Q: Were the Edwardses visiting you for the holidays?

A: Yes, sir.

Q: Was this your mother- and father-in-law?

A: Yes, it is.

Q: How did you feel about them, Mr. Zeigler?

A: I liked them.

Q: Did you get along with them okay?

A: Yes, sir.

Zeigler said that after Eunice left with her mother and father, he called next door to his parents' house, but nobody answered.

He got ready to meet Edward Williams: their appointment was for 7:00.  At about five or ten minutes after 7:00, he walked through the house turning off lights, then went out to see whether Williams had arrived.

But Williams was not there, Zeigler said.  So he went to his pickup and wrote Williams a note at his truck desk.  The note read, "Edward, I'll be back in ten minutes," and he signed it "TZ."  Then he left in Curtis Dunaway's car.  He started to drive to the local package store for two fifths of bourbon to take to the Van Deventers' party.

He was agitated, he said: "Everything was going wrong, Edward was late, it was going to make me late, I wasn't going to be ready when Eunice came back from the church to go over to the Van Deventer party."

He turned back before he got to the store.  Getting the bourbon would only put him farther behind.  He would have Williams stop by the liquor store when they finished delivering the three gifts: the gas grill for his father, the recliner, and the large potted plant for Rita Ficke.

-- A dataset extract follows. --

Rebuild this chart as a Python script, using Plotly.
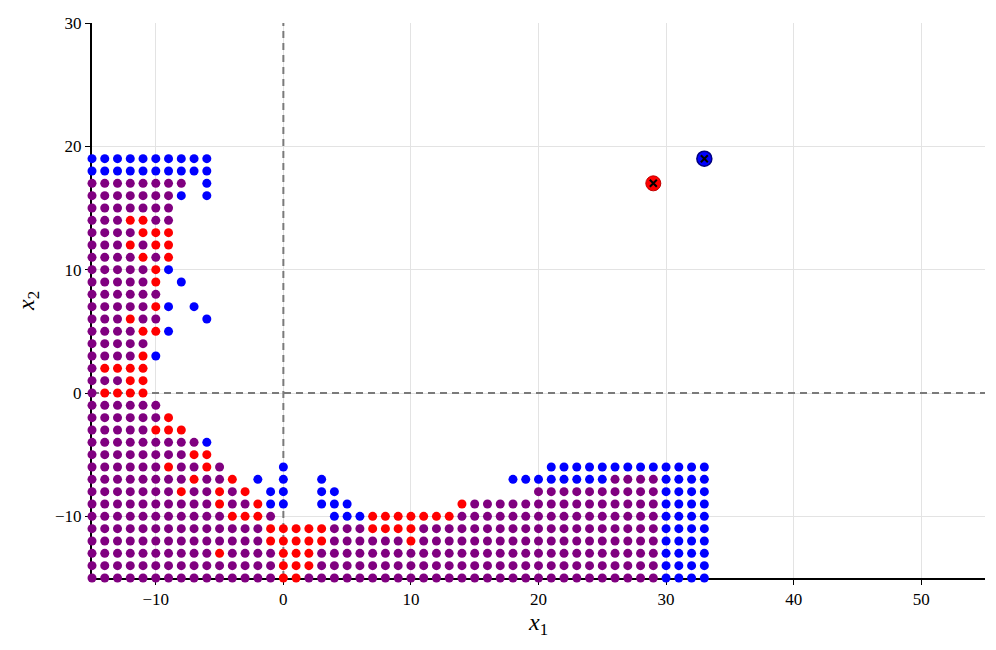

He turned around near the end of Bay Street, which was the road that ran east, past Temple Grove, to the center of town.  Anyone coming from the east side of Winter Garden would probably use Bay Street.  He did not see Edward Williams coming the other way, yet when he got back to the house, Williams was there in the driveway, and his brake lights were on.

Zeigler said that he parked Dunaway's car in the garage and closed the garage door with the remote control in his pickup truck.  He left the keys in the car.  He did not wipe the car; he did not carry a bag into Williams’s truck.